И наконец — наконец! — передо мной лежит заветная телеграмма — приглашение из США приехать в Аргентину и сделать два доклада в… Буэнос-Айресе[416].
Наконец!
И я даже не еду их делать.
Забавно, что выступаю я неплохо. И у меня где-то таятся газетные отзывы о том, что иногда докладчик интереснее тем, как он говорит, чем то, о чем он говорит, ибо часто это уже знакомо по его прежним статьям.
Эти отзывы мне особенно ценны.
Ведь «крест» докладчика — что-то вроде епитимьи, добровольно на себя наложенной, чтобы себе же доказать, что можешь.
Но одному Господу Богу известно, какие труды, какие усилия, какое самопреодоление требовались для этого!
Сколько раз давился завтраком в ожидании «обращения», которое надо делать между мороженым и кофе!
Жадно кидаешься после этого на мороженое. Но оно уже растаяло или унесено.

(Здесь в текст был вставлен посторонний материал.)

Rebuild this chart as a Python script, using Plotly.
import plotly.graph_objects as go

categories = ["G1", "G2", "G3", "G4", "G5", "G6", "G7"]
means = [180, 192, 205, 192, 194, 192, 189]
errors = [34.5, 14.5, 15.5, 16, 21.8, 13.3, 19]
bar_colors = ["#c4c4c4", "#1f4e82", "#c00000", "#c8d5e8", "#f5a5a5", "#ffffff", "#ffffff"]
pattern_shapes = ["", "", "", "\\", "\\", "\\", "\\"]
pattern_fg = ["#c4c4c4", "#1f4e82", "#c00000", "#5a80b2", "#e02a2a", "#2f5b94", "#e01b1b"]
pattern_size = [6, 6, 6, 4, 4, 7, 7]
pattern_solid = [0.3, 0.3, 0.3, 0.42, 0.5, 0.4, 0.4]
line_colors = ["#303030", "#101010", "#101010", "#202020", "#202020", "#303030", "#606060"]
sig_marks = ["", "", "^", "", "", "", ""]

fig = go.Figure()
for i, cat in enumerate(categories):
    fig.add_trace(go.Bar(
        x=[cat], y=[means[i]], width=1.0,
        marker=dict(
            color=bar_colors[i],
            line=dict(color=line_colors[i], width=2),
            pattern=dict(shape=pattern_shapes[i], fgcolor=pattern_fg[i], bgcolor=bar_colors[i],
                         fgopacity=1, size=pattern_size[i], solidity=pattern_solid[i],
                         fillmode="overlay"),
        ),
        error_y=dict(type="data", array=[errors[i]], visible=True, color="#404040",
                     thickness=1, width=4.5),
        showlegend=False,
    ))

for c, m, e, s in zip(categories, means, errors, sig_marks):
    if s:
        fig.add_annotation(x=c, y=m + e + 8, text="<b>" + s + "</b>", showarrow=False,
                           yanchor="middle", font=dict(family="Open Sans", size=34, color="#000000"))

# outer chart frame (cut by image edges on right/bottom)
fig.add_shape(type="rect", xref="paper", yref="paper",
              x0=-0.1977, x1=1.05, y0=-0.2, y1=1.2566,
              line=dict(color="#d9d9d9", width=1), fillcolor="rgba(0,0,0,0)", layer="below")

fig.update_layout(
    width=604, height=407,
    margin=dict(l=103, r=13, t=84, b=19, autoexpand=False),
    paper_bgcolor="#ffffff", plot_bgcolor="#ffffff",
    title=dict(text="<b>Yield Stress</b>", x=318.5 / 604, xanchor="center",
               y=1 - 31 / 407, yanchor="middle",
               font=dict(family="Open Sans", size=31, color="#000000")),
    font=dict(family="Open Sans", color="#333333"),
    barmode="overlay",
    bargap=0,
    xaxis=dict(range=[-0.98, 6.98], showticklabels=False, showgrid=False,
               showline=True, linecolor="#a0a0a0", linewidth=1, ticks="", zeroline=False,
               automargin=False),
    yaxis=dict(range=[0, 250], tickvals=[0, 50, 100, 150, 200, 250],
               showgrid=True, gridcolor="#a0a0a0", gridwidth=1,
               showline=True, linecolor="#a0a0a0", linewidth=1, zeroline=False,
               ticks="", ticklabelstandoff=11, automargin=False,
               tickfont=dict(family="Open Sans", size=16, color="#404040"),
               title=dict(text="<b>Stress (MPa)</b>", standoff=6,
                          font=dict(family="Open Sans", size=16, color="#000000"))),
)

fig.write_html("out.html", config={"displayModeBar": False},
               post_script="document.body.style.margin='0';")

И только чашечка остывшего кофе бальзамом вливается в разгоряченную душу…
Как цепенеешь в канун выступления, теряя из поля зрения почти суточный путь по Швейцарии, — не готовясь к докладу, но дрожа перед ним!
Какое выступление было самым страшным?
Пожалуй — два.
И оба в Америке.
Одно — на конвенции прокатчиков фирмы «Парамаунт», в Атлантик-Сити, второе — в Голливуде.
Гигантский скороход «Европа» — близнец «Бремена» и «Колумбуса» — как волшебный ковер, переносит нас через приветливую гладь Атлантического океана.
Океан необычайно благосклонен на путях туда, как и на путях обратно.
Он хмурится только в должном месте, где мы пересекаем Гольфштрем, и удивляет нас порывами ветра и брызгами, взлетающими выше верхних палуб на высоту капитанских мостиков.
Контракт подписан в Париже.
И мы пересекаем океан вместе с нашим боссом — вице-президентом «Парамаунта» мистером Ласки. Мистер Ласки начинал кинокарьеру оркестрантом.
Кажется, играл на корнет‑а‑пистоне или трубе.
Один из подлинных пионеров кинодела.
Один из первых ступивших на благодатную почву золотой Калифорнии и впервые догадавшийся приглашать на киноподмостки светил театральной сцены.